Knowing that little thing, that my knowledge isn't universal, had been a very positive thing for me. It has forced me to look at my assumptions and evaluate if they are based in knowledge everyone has. Far more often than not, I realize that not everyone knows what I know, and rarely do I know what they know. Our knowledge isn't universal.

Which means, sometimes, I'm wrong. 

Knowing that sometimes I'm wrong, has made it so much easier to let go of the idea that some how I'm bad when I'm wrong. Being wrong is no longer a character defect. It is simply a lack of knowledge. An opportunity to learn if I let someone teach me.

And that is the most powerful thing I know.

Tuesday, January 3, 2017

David Resig

A few months back now, while out on a date, I saw my ex-husband. He seemed to stare at me at the time, but I realize now that he probably just couldn't remember where he knew me from. Which is for the best.

You see, we ended badly. We didn't have to, but we both were very hurt and angry, and in my case, more than a little scared. So we did what people do in those situations, we lashed out at the people we loved most.

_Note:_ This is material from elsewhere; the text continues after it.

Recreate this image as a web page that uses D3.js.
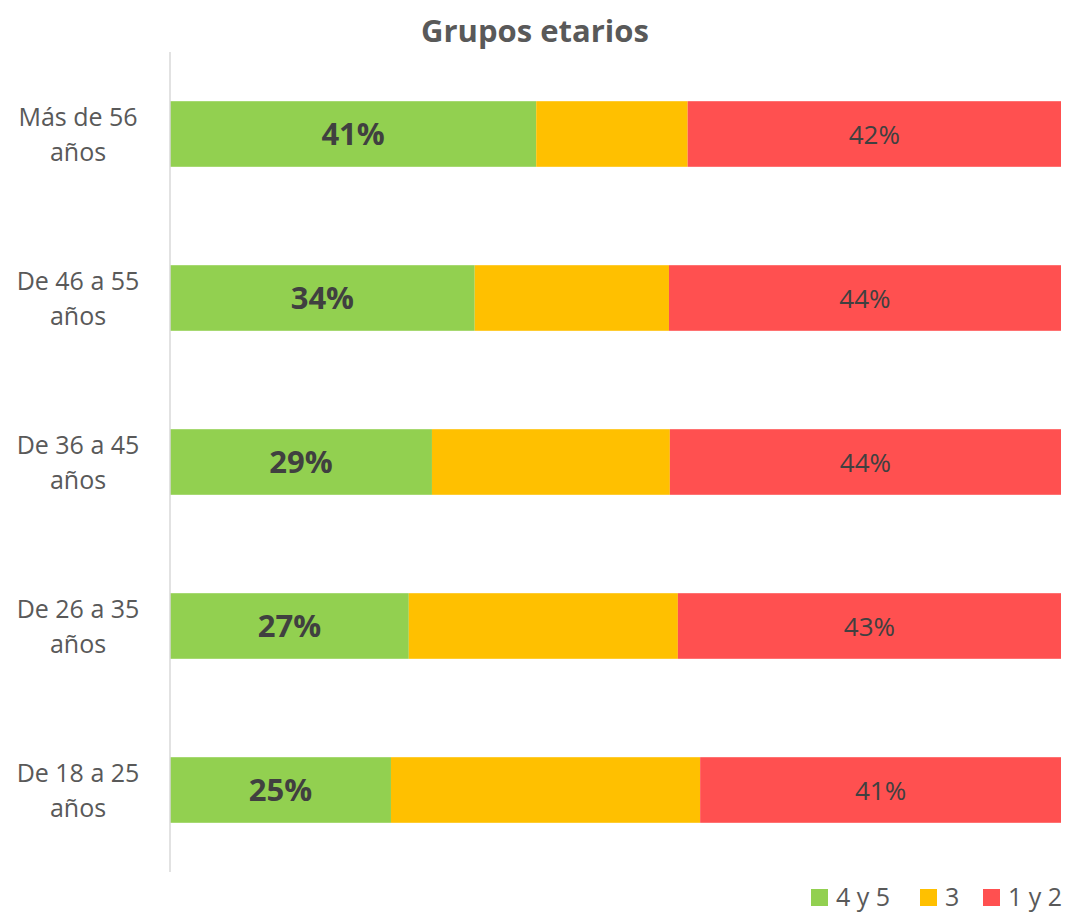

We both did our share of damage.

That was ten years ago. Since then I've been trying to make up for the mistakes I made in that relationship. I knew he would never know how hard I worked to become the type of person I thought he wanted me to be, or how much he influenced the person I was to become, but I believed that it was the right thing to do anyway. I believe I have become the type of person he deserved then...the type of person I was before rape and abuse turned me into a violent scared animal.

I've been thinking about him since I saw him and wondering why the Universe put me there that day to see him. Especially since I was still cutting the hooks the abusive ex had left behind out. I think I've finally figured it out.

I'm sorry David. I know I hurt you, and I know that my illnesses kept me from treating you the way you deserved. I'm still sick, and I will be for the rest of my life, but I'm no longer that person you knew. To be honest, I think you would like me even less now than you did when you left. But I like me more. I finally love me. So I no longer allow people to use and abuse me. I got away from the man that was trying to with my spirit and sanity intact. I have survived things that would have broken lesser people, and have become the type of person that people look to for compassion and support (I know! Me!?! Crazy isn't it!). I hope you got everything from your life that you wanted. You deserve the best and so much more. And while you'll never see this, I hope that in some small way, you feel it.

Thank you for everything you did for me. You helped me create a safe space in my mind to heal from things you never understood. Because of you, I turned a corner and became myself again. I can never repay that gift.

Please be happy and healthy. Please enjoy every moment that you have. Please remember that there wasn't always bitterness and anger. Some parts were good.